Wolf (as I’ll refer to the film) is very good but too long. That makes sense thematically—it’s a bloated, excessive film about bloat and excess—but it loses steam towards the end.
When I started writing this post, I typed “It’s not a great film, but if it was 2.5 hours long and not three, then it might be.”. The more I think about that, the less I believe it. One of the reasons I can’t label it great is that I didn’t care what happened to Belfort. Whether he went to prison for life or kept his freedom didn’t matter to me. For me to invest emotionally, Belfort had to either be an utter shit that I hoped got his comeuppance, or a likeable guy who I hoped got away with it. And, oddly, that problem seems to be DiCaprio’s fault.

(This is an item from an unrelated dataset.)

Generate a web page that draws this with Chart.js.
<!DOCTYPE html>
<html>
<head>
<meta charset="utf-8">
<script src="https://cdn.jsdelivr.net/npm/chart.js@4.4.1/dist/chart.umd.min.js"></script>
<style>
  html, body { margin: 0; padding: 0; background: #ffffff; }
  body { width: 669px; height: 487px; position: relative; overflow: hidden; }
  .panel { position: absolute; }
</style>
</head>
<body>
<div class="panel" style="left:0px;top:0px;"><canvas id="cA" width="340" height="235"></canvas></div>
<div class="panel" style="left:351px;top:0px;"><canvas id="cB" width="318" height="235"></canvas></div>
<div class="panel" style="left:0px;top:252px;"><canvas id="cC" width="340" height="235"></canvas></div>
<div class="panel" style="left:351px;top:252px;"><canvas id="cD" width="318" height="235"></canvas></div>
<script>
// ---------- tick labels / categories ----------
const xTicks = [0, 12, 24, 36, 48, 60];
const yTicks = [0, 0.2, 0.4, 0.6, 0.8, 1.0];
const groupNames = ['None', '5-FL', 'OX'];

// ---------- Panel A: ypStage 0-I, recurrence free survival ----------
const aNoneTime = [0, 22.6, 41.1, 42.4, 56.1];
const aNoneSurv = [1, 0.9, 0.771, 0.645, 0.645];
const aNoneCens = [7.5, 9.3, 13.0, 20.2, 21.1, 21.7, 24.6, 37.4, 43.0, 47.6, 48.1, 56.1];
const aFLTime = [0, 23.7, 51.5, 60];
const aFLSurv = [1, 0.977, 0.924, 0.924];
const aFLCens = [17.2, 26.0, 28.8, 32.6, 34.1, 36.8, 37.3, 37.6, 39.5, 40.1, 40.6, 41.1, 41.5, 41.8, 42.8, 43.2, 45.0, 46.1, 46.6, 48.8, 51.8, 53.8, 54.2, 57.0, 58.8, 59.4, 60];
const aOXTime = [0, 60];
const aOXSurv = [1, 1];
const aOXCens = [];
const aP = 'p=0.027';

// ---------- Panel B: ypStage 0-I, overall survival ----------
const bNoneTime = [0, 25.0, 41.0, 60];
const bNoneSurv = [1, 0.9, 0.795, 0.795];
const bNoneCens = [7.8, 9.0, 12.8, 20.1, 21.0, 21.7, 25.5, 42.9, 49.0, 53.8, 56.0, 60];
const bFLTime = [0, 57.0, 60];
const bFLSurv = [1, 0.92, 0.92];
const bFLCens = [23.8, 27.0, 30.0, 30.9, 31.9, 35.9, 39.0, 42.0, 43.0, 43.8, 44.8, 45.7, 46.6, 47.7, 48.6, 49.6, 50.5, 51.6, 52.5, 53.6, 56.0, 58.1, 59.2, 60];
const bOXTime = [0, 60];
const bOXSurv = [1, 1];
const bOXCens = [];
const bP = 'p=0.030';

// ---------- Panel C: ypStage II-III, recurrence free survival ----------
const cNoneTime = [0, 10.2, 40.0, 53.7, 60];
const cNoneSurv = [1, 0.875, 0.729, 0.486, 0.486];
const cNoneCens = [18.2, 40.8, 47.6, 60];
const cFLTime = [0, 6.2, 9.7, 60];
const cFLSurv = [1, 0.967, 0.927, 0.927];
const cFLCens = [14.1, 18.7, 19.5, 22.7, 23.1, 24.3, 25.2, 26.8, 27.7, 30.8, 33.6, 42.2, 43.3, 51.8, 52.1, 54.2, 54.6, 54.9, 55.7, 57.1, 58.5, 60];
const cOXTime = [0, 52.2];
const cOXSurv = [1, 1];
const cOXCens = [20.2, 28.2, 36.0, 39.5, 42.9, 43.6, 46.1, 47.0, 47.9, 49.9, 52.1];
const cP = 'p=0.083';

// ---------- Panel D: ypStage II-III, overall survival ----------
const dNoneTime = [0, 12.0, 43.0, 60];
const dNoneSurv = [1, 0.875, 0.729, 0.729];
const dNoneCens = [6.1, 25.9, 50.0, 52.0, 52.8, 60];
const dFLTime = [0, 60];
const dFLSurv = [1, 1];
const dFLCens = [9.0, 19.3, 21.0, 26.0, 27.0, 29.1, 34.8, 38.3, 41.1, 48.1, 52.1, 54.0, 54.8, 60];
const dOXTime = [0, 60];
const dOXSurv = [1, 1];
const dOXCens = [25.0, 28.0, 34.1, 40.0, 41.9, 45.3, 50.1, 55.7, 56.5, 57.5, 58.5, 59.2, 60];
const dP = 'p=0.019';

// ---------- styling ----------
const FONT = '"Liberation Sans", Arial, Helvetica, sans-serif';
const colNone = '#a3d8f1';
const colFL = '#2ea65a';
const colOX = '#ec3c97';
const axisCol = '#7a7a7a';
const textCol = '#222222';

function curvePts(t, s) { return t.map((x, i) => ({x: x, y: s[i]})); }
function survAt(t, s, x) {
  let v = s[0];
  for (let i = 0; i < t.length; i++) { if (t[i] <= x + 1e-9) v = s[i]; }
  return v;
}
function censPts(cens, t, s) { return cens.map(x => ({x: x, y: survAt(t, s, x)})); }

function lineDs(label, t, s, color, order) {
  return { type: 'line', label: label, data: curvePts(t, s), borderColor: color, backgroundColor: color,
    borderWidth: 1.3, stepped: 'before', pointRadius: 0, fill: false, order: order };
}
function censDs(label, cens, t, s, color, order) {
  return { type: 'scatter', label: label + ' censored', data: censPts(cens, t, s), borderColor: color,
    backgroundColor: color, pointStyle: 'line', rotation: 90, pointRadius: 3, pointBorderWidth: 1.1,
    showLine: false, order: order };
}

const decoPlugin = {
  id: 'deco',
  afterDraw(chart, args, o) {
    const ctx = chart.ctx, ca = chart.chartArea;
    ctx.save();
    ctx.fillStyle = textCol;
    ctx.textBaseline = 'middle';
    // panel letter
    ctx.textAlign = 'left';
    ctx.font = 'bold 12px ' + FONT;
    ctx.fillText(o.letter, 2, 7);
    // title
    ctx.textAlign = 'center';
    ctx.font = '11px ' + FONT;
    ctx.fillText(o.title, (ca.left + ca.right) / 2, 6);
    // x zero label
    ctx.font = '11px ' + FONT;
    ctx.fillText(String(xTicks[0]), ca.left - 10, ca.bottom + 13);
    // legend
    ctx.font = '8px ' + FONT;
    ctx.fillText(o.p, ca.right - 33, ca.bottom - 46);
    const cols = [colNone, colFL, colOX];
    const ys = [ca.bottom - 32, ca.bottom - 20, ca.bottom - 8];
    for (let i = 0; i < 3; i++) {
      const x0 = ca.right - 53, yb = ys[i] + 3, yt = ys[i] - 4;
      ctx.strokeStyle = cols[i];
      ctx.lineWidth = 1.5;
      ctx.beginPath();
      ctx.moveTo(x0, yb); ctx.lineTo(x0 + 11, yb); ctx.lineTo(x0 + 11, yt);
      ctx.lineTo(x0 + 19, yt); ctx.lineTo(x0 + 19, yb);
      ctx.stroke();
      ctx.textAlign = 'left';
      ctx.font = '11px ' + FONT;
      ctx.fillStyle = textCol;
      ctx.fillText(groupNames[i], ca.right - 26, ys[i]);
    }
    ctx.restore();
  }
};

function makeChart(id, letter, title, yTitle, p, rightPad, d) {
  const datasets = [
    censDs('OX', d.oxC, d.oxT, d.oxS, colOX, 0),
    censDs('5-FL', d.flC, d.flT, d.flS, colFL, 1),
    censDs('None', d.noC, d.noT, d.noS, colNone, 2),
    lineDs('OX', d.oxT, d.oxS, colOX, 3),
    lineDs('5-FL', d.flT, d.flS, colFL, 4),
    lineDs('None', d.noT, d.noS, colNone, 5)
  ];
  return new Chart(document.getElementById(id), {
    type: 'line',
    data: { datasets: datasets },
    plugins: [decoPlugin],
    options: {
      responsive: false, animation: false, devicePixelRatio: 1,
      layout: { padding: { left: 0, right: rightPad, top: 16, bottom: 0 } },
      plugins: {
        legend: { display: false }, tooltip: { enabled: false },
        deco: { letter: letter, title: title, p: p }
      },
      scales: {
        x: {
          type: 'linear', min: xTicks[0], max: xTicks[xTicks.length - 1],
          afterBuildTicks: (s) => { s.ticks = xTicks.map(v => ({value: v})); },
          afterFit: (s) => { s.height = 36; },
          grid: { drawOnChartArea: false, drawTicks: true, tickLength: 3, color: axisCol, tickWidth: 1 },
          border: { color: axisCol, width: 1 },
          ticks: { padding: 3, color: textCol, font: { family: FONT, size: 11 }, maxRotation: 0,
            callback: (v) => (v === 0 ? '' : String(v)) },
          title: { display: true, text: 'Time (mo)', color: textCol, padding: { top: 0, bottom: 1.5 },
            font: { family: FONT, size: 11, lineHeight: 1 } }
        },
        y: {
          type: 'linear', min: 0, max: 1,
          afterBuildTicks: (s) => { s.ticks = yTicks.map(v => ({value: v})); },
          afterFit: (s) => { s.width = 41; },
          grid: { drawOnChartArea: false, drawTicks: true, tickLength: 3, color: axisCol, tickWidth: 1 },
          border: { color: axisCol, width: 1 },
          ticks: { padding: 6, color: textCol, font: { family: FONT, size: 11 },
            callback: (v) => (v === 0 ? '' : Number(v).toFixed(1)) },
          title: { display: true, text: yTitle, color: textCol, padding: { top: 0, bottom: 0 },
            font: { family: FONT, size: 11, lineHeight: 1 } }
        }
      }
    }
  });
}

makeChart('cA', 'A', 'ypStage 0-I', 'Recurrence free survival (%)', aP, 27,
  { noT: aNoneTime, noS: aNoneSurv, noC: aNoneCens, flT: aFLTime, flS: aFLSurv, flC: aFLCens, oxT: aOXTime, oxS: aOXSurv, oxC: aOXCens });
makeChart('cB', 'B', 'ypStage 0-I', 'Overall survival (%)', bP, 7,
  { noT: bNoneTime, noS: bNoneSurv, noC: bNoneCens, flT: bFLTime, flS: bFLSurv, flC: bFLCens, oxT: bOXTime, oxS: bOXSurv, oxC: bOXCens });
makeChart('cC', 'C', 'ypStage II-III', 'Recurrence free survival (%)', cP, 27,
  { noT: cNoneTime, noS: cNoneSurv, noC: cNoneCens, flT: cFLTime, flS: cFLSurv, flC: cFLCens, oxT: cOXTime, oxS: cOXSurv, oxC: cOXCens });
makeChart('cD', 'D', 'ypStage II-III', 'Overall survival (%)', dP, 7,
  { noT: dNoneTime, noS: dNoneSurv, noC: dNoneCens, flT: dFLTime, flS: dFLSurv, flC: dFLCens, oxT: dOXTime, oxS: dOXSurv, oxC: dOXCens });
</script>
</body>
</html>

Leo’s performance was great. He shows a remarkable range–from gurning, mic-swinging maniac to Quaalude overdoser to Joanna Lumley wincher. But he’s too likeable for me to despise the character he was playing, yet the character was too bad a person for me to pull for. DiCaprio’s Belfort got stuck in the middle-ground, which gave me no reason to care about him either way. I hope that makes sense.

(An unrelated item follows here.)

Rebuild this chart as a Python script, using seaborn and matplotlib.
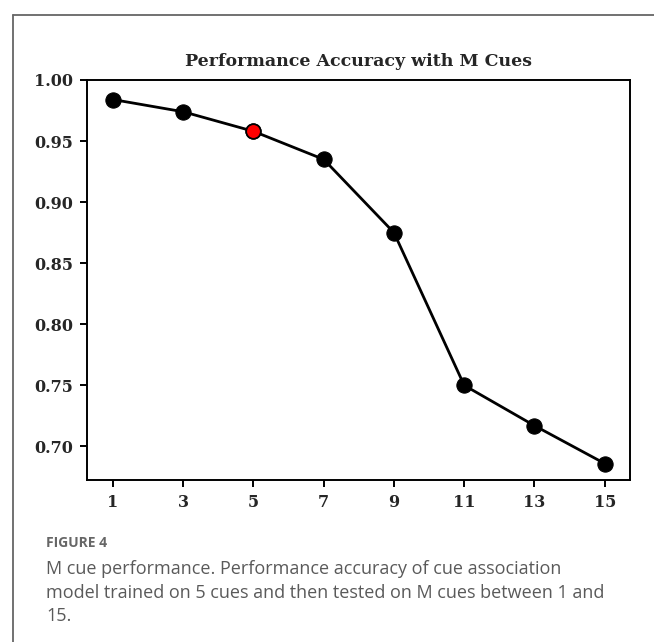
import pandas as pd
import seaborn as sns
import matplotlib.pyplot as plt
from matplotlib.lines import Line2D

# values
m_cues = [1, 3, 5, 7, 9, 11, 13, 15]
accuracy = [0.984, 0.974, 0.958, 0.935, 0.875, 0.750, 0.717, 0.686]
trained_cues = 5
y_ticks = [0.70, 0.75, 0.80, 0.85, 0.90, 0.95, 1.00]

title = "Performance Accuracy with M Cues"
fig_label = "FIGURE 4"
caption = ("M cue performance. Performance accuracy of cue association\n"
           "model trained on 5 cues and then tested on M cues between 1 and\n"
           "15.")

df = pd.DataFrame({"m": m_cues, "acc": accuracy})
highlight = df[df["m"] == trained_cues]

sns.set_style("ticks")
serif = ["DejaVu Serif"]

fig = plt.figure(figsize=(6.54, 6.42), dpi=100)
ax = fig.add_axes([87 / 654, 1 - 480 / 642, (630 - 87) / 654, (480 - 80) / 642])

sns.lineplot(data=df, x="m", y="acc", ax=ax, color="black", linewidth=2.0,
             marker="o", markersize=11, markeredgecolor="black")
sns.scatterplot(data=highlight, x="m", y="acc", ax=ax, color="red", s=110,
                edgecolor="black", linewidth=1.2, zorder=5)

ax.set_xlim(0.26, 15.72)
ax.set_ylim(0.6725, 1.0)
ax.set_xticks(m_cues)
ax.set_yticks(y_ticks)
ax.set_yticklabels([f"{v:.2f}" for v in y_ticks])
ax.set_xlabel("")
ax.set_ylabel("")
for lab in ax.get_xticklabels() + ax.get_yticklabels():
    lab.set_family(serif)
    lab.set_fontweight("bold")
    lab.set_fontsize(11.5)
ax.tick_params(length=5, width=1.4, color="black", pad=5)
for sp in ax.spines.values():
    sp.set_visible(True)
    sp.set_linewidth(1.4)
    sp.set_color("black")
ax.set_title(title, family=serif, fontweight="bold", fontsize=12.5, pad=10)

# outer frame of the figure panel
fig.add_artist(Line2D([13 / 654, 1], [1 - 15 / 642] * 2, color="#666666", lw=1.3))
fig.add_artist(Line2D([13 / 654] * 2, [0, 1 - 15 / 642], color="#666666", lw=1.3))

fig.text(46 / 654, 1 - 543 / 642, fig_label, family=["Open Sans", "DejaVu Sans"],
         fontweight="bold", fontsize=10, color="#666666", va="center")
fig.text(46 / 654, 1 - 560 / 642, caption, family=["Open Sans", "DejaVu Sans"],
         fontsize=13, color="#5a5a5a", va="top", linespacing=1.4)

fig.savefig("out.png", dpi=100)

Did we need to see Jordan’s father answering his phone, or having a long conversation about hooker expenses? Did the butler’s orgy and theft add anything to the story? I haven’t read the book Wolf is based on, but it seemed like Scorsese was throwing these things in because they were in the book. But they added nothing.
Mathew McConaughey did a great job in limited minutes. He had some tough dialogue to deliver in that restaurant scene, with would’ve seemed long if he hadn’t been so convincing.
I wondered if Scorsese was having some fun here. At the start of the scene McConaughey asks for a second round of drinks to be delivered exactly 7.5 minutes after the first. Given that scene’s length, I wouldn’t be surprised if that scene was in real-time and the drinks actually arrived 7.5 minutes after the others.
Jordan watched as a plane he could have been on blew up. He seemed to forget about that event quickly. I certainly did.
‘Rugrat’ looked like Brick Tamland without looking like Steve Carell. I don’t know how that’s possible.
There were sooo many boobs
Wolf is a tough film to eat during. Every piece of dialogue seemed unscored, audibly exposing those of us in the cinema rustling through popcorn bags and crisp packets. Think of the everyday people, Martin.